— Start of Records provided —
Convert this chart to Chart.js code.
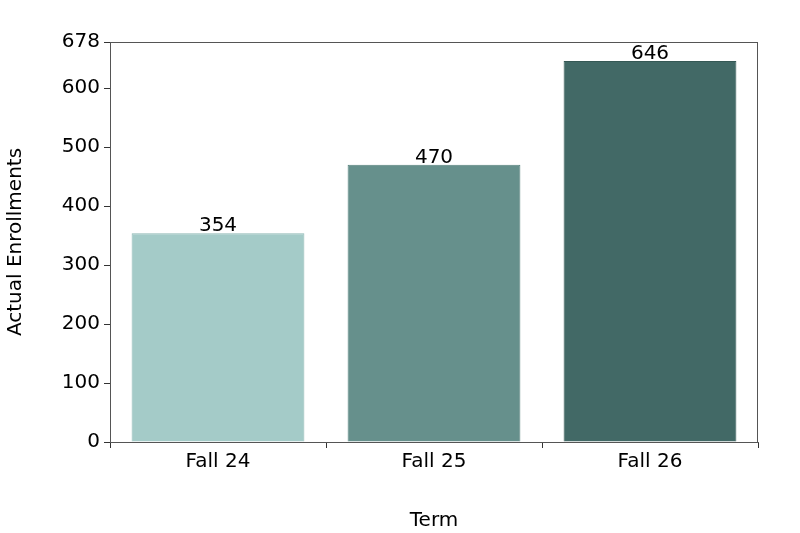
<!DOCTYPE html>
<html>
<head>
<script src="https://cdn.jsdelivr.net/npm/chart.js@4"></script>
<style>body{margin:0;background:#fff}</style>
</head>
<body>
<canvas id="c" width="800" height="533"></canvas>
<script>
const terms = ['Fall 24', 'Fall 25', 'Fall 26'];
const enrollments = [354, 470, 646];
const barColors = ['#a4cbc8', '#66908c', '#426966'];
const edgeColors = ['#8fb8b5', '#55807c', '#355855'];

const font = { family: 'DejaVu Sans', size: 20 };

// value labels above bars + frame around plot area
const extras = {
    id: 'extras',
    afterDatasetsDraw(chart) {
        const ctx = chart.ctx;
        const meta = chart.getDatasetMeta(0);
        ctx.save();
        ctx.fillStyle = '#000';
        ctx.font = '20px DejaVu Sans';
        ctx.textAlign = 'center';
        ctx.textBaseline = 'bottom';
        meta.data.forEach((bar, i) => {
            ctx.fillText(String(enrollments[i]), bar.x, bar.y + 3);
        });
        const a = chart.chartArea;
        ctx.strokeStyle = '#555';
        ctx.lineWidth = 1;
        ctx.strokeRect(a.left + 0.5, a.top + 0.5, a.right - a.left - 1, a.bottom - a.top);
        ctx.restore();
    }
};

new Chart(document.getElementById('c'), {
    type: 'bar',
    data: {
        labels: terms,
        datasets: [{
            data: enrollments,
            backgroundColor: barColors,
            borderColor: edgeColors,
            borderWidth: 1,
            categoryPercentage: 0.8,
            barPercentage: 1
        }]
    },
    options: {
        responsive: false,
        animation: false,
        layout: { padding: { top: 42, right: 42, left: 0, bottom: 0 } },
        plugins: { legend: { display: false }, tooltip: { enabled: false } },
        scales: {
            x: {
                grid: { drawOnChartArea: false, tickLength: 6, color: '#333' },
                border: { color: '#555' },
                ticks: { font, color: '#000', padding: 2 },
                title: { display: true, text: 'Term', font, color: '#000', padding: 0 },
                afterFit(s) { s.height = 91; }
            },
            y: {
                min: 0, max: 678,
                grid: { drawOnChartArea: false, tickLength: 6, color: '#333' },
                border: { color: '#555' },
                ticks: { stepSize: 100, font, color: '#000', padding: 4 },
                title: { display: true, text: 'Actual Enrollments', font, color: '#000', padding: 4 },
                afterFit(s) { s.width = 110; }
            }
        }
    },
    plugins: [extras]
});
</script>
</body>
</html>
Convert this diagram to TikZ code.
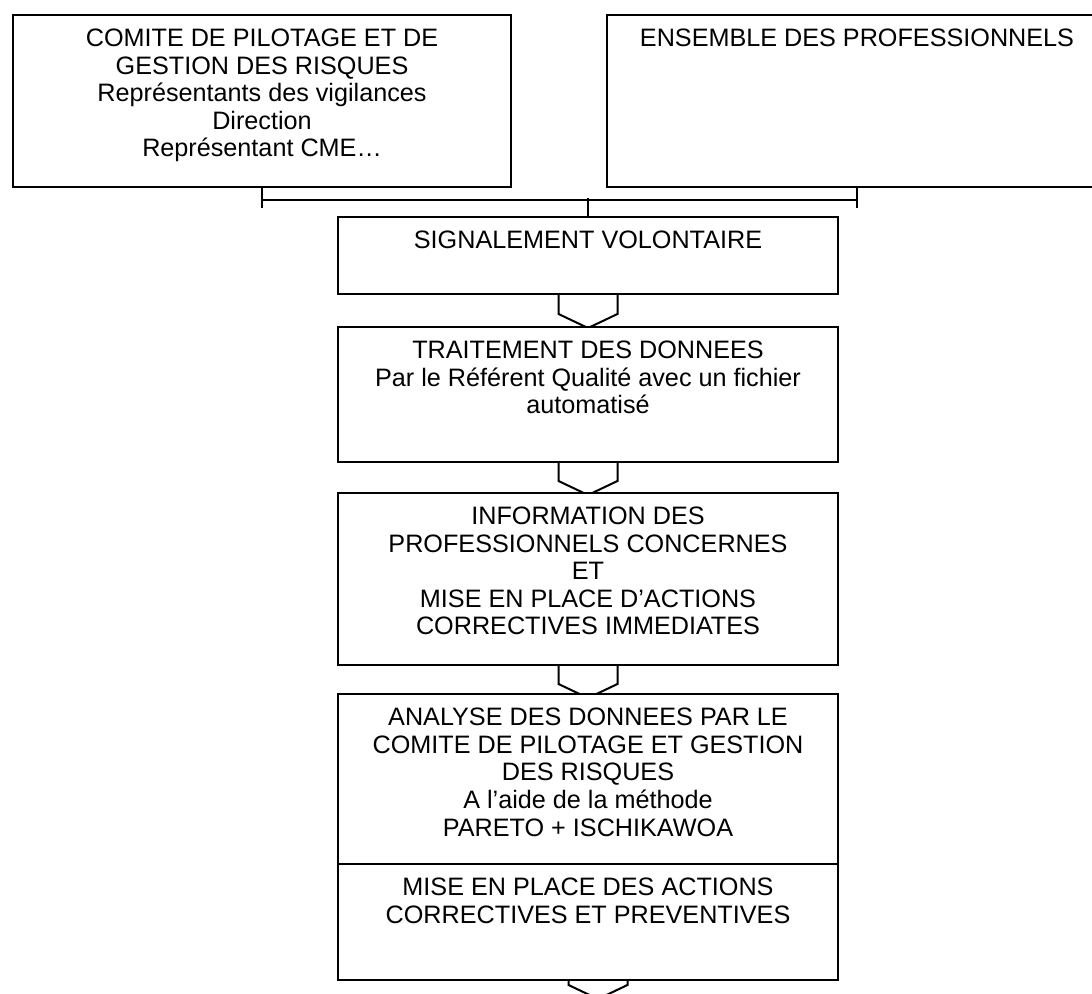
— End of Records provided —
> Requirement: All preceding records should be duplicated verbatim, images excepted.

> Exercise response:
Convert this chart to Chart.js code.
<!DOCTYPE html>
<html>
<head>
<script src="https://cdn.jsdelivr.net/npm/chart.js@4"></script>
<style>body{margin:0;background:#fff}</style>
</head>
<body>
<canvas id="c" width="800" height="533"></canvas>
<script>
const terms = ['Fall 24', 'Fall 25', 'Fall 26'];
const enrollments = [354, 470, 646];
const barColors = ['#a4cbc8', '#66908c', '#426966'];
const edgeColors = ['#8fb8b5', '#55807c', '#355855'];

const font = { family: 'DejaVu Sans', size: 20 };

// value labels above bars + frame around plot area
const extras = {
    id: 'extras',
    afterDatasetsDraw(chart) {
        const ctx = chart.ctx;
        const meta = chart.getDatasetMeta(0);
        ctx.save();
        ctx.fillStyle = '#000';
        ctx.font = '20px DejaVu Sans';
        ctx.textAlign = 'center';
        ctx.textBaseline = 'bottom';
        meta.data.forEach((bar, i) => {
            ctx.fillText(String(enrollments[i]), bar.x, bar.y + 3);
        });
        const a = chart.chartArea;
        ctx.strokeStyle = '#555';
        ctx.lineWidth = 1;
        ctx.strokeRect(a.left + 0.5, a.top + 0.5, a.right - a.left - 1, a.bottom - a.top);
        ctx.restore();
    }
};

new Chart(document.getElementById('c'), {
    type: 'bar',
    data: {
        labels: terms,
        datasets: [{
            data: enrollments,
            backgroundColor: barColors,
            borderColor: edgeColors,
            borderWidth: 1,
            categoryPercentage: 0.8,
            barPercentage: 1
        }]
    },
    options: {
        responsive: false,
        animation: false,
        layout: { padding: { top: 42, right: 42, left: 0, bottom: 0 } },
        plugins: { legend: { display: false }, tooltip: { enabled: false } },
        scales: {
            x: {
                grid: { drawOnChartArea: false, tickLength: 6, color: '#333' },
                border: { color: '#555' },
                ticks: { font, color: '#000', padding: 2 },
                title: { display: true, text: 'Term', font, color: '#000', padding: 0 },
                afterFit(s) { s.height = 91; }
            },
            y: {
                min: 0, max: 678,
                grid: { drawOnChartArea: false, tickLength: 6, color: '#333' },
                border: { color: '#555' },
                ticks: { stepSize: 100, font, color: '#000', padding: 4 },
                title: { display: true, text: 'Actual Enrollments', font, color: '#000', padding: 4 },
                afterFit(s) { s.width = 110; }
            }
        }
    },
    plugins: [extras]
});
</script>
</body>
</html>
Convert this diagram to TikZ code.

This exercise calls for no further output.